Challenges and Limitations
Despite their privacy benefits, ring signatures introduce several technical challenges that affect network performance and scalability. The most immediate limitation is data size. A standard digital signature is relatively compact, requiring minimal storage space. A ring signature, however, must include data for the real signer and every decoy public key used in the ring. As the number of decoys increases to provide better privacy, the size of the signature grows linearly.
This increased data size directly impacts computational costs and network scalability. Verifying a ring signature requires processing the mathematical proofs for every key in the ring. For blockchain networks, where every node must store and verify every transaction, large signature sizes lead to blockchain bloat and slower processing times. This makes native onchain ring signatures resource-intensive compared to standard cryptographic methods. To overcome these limitations, many developers are turning to offchain computation and confidential environments. For instance, Chainlink Confidential Compute processes sensitive data offchain. Orchestrated through the Chainlink Runtime Environment (CRE), this approach allows for privacy-preserving smart contracts on any blockchain without the severe data bloat associated with large ring signatures.
Additionally, ring signatures carry potential deanonymization risks if implemented poorly. The strength of the anonymity depends heavily on the ring size and the selection of decoy keys. If a user selects a very small ring size, the probability of guessing the true sender increases. Furthermore, if the decoy keys are selected using predictable patterns or if they belong to users who are provably offline or inactive, analysts can use process-of-elimination techniques to identify the true signer. Maintaining strong privacy requires complex algorithms to ensure decoy keys are selected randomly and represent a realistic set of potential signers, adding further complexity to the system design.

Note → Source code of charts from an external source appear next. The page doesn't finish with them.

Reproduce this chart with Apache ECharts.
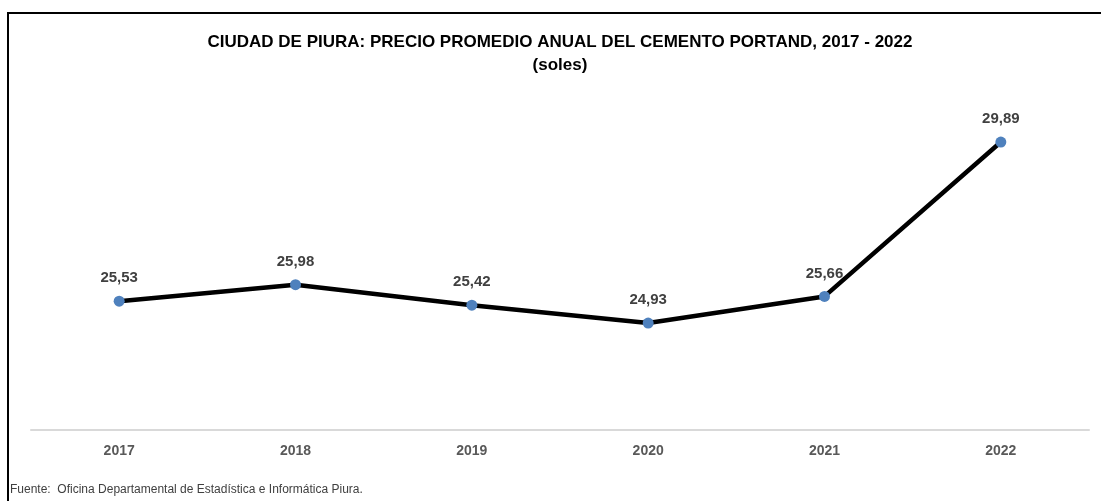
<!DOCTYPE html>
<html>
<head>
<meta charset="utf-8">
<script src="https://cdn.jsdelivr.net/npm/echarts@6/dist/echarts.min.js"></script>
<style>
  html, body { margin: 0; padding: 0; background: #fff; }
  #chart { width: 1101px; height: 501px; }
</style>
</head>
<body>
<div id="chart"></div>
<script>
// Precio promedio anual del cemento Portland en la ciudad de Piura (soles)
const years = ['2017', '2018', '2019', '2020', '2021', '2022'];
const prices = [25.53, 25.98, 25.42, 24.93, 25.66, 29.89];

const NARROW = '"Liberation Sans Narrow", "Arial Narrow", "Liberation Sans", Arial, sans-serif';

const chart = echarts.init(document.getElementById('chart'), null, { renderer: 'canvas' });

chart.setOption({
  backgroundColor: '#ffffff',
  animation: false,
  title: [
    {
      text: 'CIUDAD DE PIURA: PRECIO PROMEDIO ANUAL DEL CEMENTO PORTAND, 2017 - 2022',
      left: 560,
      textAlign: 'center',
      top: 34,
      padding: 0,
      textStyle: { fontFamily: NARROW, fontSize: 17, fontWeight: 'bold', color: '#000000' }
    },
    {
      text: '(soles)',
      left: 560,
      textAlign: 'center',
      top: 57,
      padding: 0,
      textStyle: { fontFamily: NARROW, fontSize: 17, fontWeight: 'bold', color: '#000000' }
    }
  ],
  graphic: [
    {
      type: 'rect',
      silent: true,
      shape: { x: 8, y: 13, width: 1300, height: 700 },
      style: { fill: 'none', stroke: '#000000', lineWidth: 2 }
    },
    {
      type: 'text',
      left: 10,
      top: 484,
      style: {
        text: 'Fuente:  Oficina Departamental de Estadística e Informática Piura.',
        fontFamily: NARROW,
        fontSize: 12,
        fill: '#404040'
      }
    }
  ],
  grid: { left: 31, right: 12, top: 65, bottom: 71, containLabel: false },
  xAxis: {
    type: 'category',
    data: years,
    boundaryGap: true,
    axisLine: { show: true, lineStyle: { color: '#d9d9d9', width: 2 } },
    axisTick: { show: false },
    axisLabel: {
      margin: 14,
      fontFamily: NARROW,
      fontSize: 14,
      fontWeight: 'bold',
      color: '#595959'
    },
    splitLine: { show: false }
  },
  yAxis: {
    type: 'value',
    min: 22,
    max: 32,
    interval: 2,
    show: false,
    splitLine: { show: false }
  },
  series: [
    {
      type: 'line',
      data: prices,
      symbol: 'circle',
      symbolSize: 11,
      lineStyle: { color: '#000000', width: 4.5 },
      itemStyle: { color: '#4f81bd' },
      label: {
        show: true,
        position: 'top',
        distance: 10,
        fontFamily: NARROW,
        fontSize: 15,
        fontWeight: 'bold',
        color: '#404040',
        formatter: p => p.value.toFixed(2).replace('.', ',')
      },
      z: 3
    }
  ]
});
</script>
</body>
</html>
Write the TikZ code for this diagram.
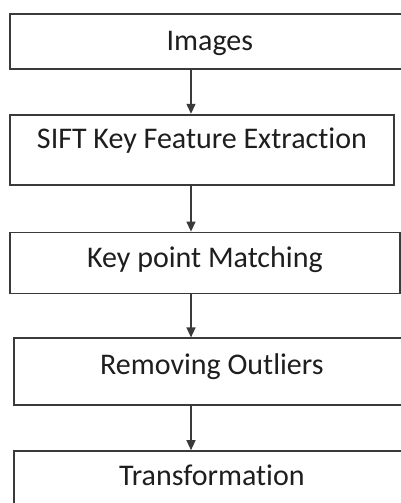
\documentclass[tikz,border=0pt]{standalone}
\usepackage{fontspec}
\setmainfont{Carlito}[Ligatures=NoCommon]
\usepackage{xcolor}
\usetikzlibrary{positioning,arrows.meta}
\definecolor{edgeGray}{HTML}{3A3A3A}
\definecolor{textGray}{HTML}{1E1E1E}
\tikzset{
  stageBox/.style={
    rectangle,
    draw=edgeGray,
    line width=1.8pt,
    fill=white,
    inner xsep=0pt,
    inner ysep=0pt,
    anchor=north west,
    text=textGray
  },
  arrowLine/.style={
    -{Triangle[length=10pt,width=9pt]},
    line width=1.3pt,
    draw=edgeGray
  }
}

\begin{document}
\begin{tikzpicture}[
            x=1pt, y=-1pt,
            every node/.style={font=\fontsize{30}{35}\selectfont}
        ]
        \useasboundingbox (0,0) rectangle (401,503);
        \fill[white] (0,0) rectangle (401,503);
        \clip (0,0) rectangle (401,503);

        \node[stageBox, minimum width=400pt, text height=37pt, text depth=18pt] (images) at (9,13) {Images};
        \node[stageBox, minimum width=384pt, text height=34pt, text depth=36pt, below=44pt of images.south west, anchor=north west] (sift) {SIFT Key Feature Extraction};
        \node[stageBox, minimum width=390pt, text height=35pt, text depth=26pt, below=46pt of sift.south west, anchor=north west] (keypoint) {Key point Matching};
        \node[stageBox, minimum width=396pt, text height=36pt, text depth=31pt, below=43pt of keypoint.south west, xshift=4pt, anchor=north west] (outliers) {Removing Outliers};
        \node[stageBox, minimum width=396pt, text height=34pt, text depth=42pt, below=44pt of outliers.south west, anchor=north west] (transform) {Transformation};

        \coordinate (spine) at (191,0);
        \draw[arrowLine] (images.south -| spine) -- (sift.north -| spine);
        \draw[arrowLine] (sift.south -| spine) -- (keypoint.north -| spine);
        \draw[arrowLine] (keypoint.south -| spine) -- (outliers.north -| spine);
        \draw[arrowLine] (outliers.south -| spine) -- (transform.north -| spine);

    \end{tikzpicture}
\end{document}
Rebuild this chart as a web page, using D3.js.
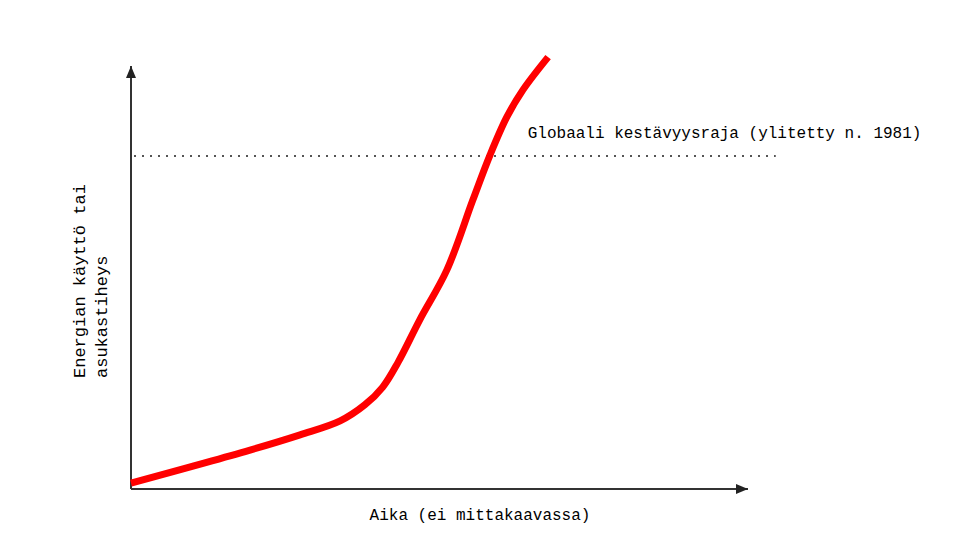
<!DOCTYPE html>
<html>
<head>
<meta charset="utf-8">
<script src="https://cdn.jsdelivr.net/npm/d3@7"></script>
<style>
  html, body { margin: 0; padding: 0; background: #fff; }
  text { font-family: 'Liberation Mono', 'DejaVu Sans Mono', monospace; fill: #000; }
</style>
</head>
<body>
<div id="chart"></div>
<script>
// time (not to scale) vs energy use / population density, arbitrary units 0..100
var time = [0, 19.3, 27.4, 33.9, 37.9, 40.8, 43.3, 46.8, 51.2, 55.4, 58.2, 60.9, 63.5, 67.6];
var usage = [1.4, 9.2, 12.8, 16.1, 19.9, 24.1, 30.0, 40.0, 51.8, 68.3, 79.0, 87.9, 94.3, 102.1];

var limitValue = 78.7;
var limitEnd = 104.5;
var limitLabel = 'Globaali kestävyysraja (ylitetty n. 1981)';
var xLabel = 'Aika (ei mittakaavassa)';
var yLabel = ['Energian käyttö tai', 'asukastiheys'];

var width = 960;
var height = 540;

var points = time.map((t, i) => ({ t: t, v: usage[i] }));

/* Scale */
var xScale = d3.scaleLinear().domain([0, 100]).range([131, 748]);
var yScale = d3.scaleLinear().domain([0, 100]).range([489, 66]);

var svg = d3
  .select('#chart')
  .append('svg')
  .attr('width', width)
  .attr('height', height);

/* Arrow marker */
svg
  .append('defs')
  .append('marker')
  .attr('id', 'arrow')
  .attr('viewBox', '0 0 12 10')
  .attr('refX', 12)
  .attr('refY', 5)
  .attr('markerWidth', 12)
  .attr('markerHeight', 10)
  .attr('markerUnits', 'userSpaceOnUse')
  .attr('orient', 'auto')
  .append('path')
  .attr('d', 'M0,0 L12,5 L0,10 Z')
  .attr('fill', '#222');

/* Axes, no ticks */
var xAxis = d3.axisBottom(xScale).tickValues([]).tickSizeOuter(0);
var yAxis = d3.axisLeft(yScale).tickValues([]).tickSizeOuter(0);

var gx = svg
  .append('g')
  .attr('class', 'x axis')
  .attr('transform', `translate(0, ${yScale(0)})`)
  .call(xAxis);

var gy = svg
  .append('g')
  .attr('class', 'y axis')
  .attr('transform', `translate(${xScale(0)}, 0)`)
  .call(yAxis);

svg.selectAll('.axis .domain')
  .attr('stroke', '#333')
  .attr('stroke-width', 2)
  .attr('marker-end', 'url(#arrow)');

// y axis domain path runs top->bottom, redraw so the arrow sits at the top
gy.select('.domain').attr('d', `M0,${yScale(0)}V${yScale(100)}`);
gx.select('.domain').attr('d', `M${xScale(0)},0H${xScale(100)}`);

/* Limit line */
svg
  .append('line')
  .attr('x1', xScale(0))
  .attr('x2', xScale(limitEnd))
  .attr('y1', yScale(limitValue))
  .attr('y2', yScale(limitValue))
  .attr('stroke', '#555')
  .attr('stroke-width', 2)
  .attr('stroke-dasharray', '2 6')
  .attr('stroke-dashoffset', -3);

svg
  .append('text')
  .attr('x', xScale(64.3))
  .attr('y', yScale(83))
  .attr('font-size', 16)
  .text(limitLabel);

/* Curve */
var line = d3
  .line()
  .x(d => xScale(d.t))
  .y(d => yScale(d.v))
  .curve(d3.curveCatmullRom.alpha(0.5));

svg
  .append('path')
  .datum(points)
  .attr('d', line)
  .attr('fill', 'none')
  .attr('stroke', '#ff0000')
  .attr('stroke-width', 7);

/* Labels */
svg
  .append('text')
  .attr('x', 480)
  .attr('y', 520)
  .attr('text-anchor', 'middle')
  .attr('font-size', 16)
  .text(xLabel);

svg
  .append('text')
  .attr('transform', 'translate(85, 378) rotate(-90)')
  .attr('font-size', 17)
  .selectAll('tspan')
  .data(yLabel)
  .enter()
  .append('tspan')
  .attr('x', 0)
  .attr('dy', (d, i) => (i === 0 ? 0 : 22))
  .text(d => d);
</script>
</body>
</html>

The Future of Privacy-Preserving Cryptography
Ring signatures provide a distinct approach to digital privacy, offering a way to verify group membership and message authenticity without exposing individual identities. By using spontaneous group creation and cryptographic decoys, they enable plausible deniability in environments ranging from decentralized finance to secure voting systems.
While challenges related to data size and computational overhead persist, ongoing research into linkable and traceable variations continues to refine their utility. Furthermore, as the demand for cross-chain interoperability grows, combining cryptographic anonymity with secure bridging protocols becomes crucial. Advancements such as CCIP Private Transactions, part of the Chainlink interoperability standard, demonstrate how the industry is evolving to support confidential value transfers across multiple blockchains. As digital infrastructure continues to mature, the balance between accountability, scalability, and anonymity remains a central focus. Understanding the mechanics of ring signatures and the broader field of privacy-preserving smart contracts is essential for evaluating how cryptographic protocols can protect user data while maintaining the security and integrity of decentralized networks.